[Start of Extracted information]
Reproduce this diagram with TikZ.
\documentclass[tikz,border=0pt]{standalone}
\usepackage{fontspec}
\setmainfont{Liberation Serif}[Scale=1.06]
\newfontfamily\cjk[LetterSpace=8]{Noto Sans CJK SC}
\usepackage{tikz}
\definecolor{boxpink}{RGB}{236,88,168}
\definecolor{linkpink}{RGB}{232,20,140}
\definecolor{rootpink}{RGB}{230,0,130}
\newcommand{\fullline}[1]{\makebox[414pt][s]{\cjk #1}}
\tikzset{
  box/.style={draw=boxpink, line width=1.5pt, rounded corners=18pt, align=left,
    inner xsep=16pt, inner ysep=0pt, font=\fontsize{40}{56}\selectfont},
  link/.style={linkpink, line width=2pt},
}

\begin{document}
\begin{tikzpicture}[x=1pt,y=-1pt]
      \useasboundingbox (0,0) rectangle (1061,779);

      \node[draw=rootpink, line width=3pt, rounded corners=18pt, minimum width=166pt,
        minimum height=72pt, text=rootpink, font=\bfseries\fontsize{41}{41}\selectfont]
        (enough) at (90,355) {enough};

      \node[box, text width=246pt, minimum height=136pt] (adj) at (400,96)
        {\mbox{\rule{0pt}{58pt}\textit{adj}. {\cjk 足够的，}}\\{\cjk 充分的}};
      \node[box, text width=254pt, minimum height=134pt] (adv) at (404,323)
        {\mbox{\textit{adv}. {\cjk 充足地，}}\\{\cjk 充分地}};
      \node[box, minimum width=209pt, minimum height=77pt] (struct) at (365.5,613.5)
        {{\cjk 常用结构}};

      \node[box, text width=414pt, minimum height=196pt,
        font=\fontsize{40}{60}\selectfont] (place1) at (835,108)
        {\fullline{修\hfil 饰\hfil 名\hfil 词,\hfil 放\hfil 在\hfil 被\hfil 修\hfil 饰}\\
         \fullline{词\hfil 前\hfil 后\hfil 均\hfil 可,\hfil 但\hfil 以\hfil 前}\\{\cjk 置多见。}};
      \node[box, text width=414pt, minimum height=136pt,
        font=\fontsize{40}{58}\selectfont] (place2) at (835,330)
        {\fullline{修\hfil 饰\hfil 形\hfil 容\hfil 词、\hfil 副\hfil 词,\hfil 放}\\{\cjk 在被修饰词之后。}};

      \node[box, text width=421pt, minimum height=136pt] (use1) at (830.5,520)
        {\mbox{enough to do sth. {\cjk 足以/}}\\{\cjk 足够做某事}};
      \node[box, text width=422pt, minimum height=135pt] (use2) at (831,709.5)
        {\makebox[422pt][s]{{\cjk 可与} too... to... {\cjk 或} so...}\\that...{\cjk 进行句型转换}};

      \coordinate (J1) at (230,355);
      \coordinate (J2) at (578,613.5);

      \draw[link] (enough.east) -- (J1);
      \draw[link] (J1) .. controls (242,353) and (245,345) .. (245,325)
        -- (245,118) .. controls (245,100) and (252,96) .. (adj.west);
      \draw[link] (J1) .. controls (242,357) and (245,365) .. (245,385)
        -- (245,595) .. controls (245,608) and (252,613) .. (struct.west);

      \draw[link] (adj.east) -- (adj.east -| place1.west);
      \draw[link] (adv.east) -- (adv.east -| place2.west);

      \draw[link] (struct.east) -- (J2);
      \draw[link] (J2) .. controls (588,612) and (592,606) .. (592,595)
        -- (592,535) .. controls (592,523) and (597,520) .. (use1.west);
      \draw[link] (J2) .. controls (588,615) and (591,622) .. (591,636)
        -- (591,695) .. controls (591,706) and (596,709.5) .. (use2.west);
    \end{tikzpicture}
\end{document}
[End of Extracted information]
[Start of Extracted information]
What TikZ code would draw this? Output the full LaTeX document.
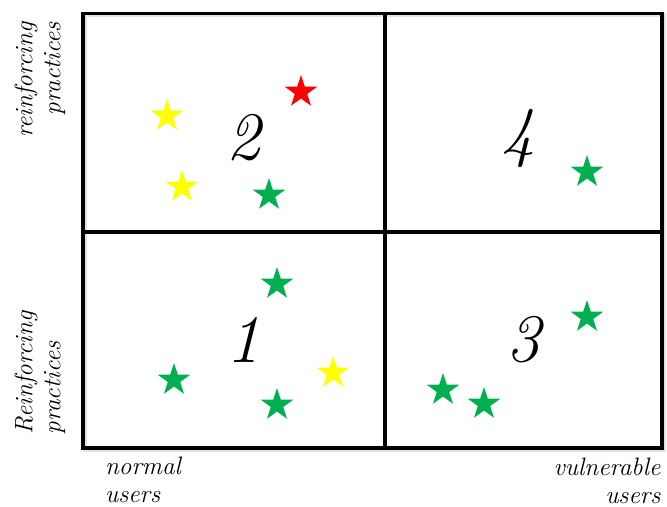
[End of Extracted information]
[Start of Extracted information]
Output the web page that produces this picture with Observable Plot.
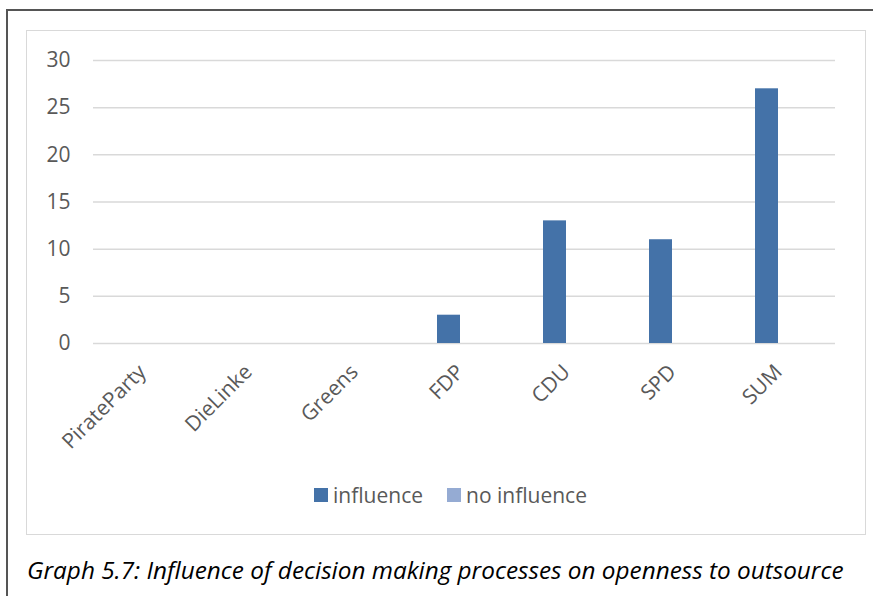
[End of Extracted information]
Each line above that holds the string "with" should be copied and shown.

[Problem solution]
Reproduce this diagram with TikZ.
Output the web page that produces this picture with Observable Plot.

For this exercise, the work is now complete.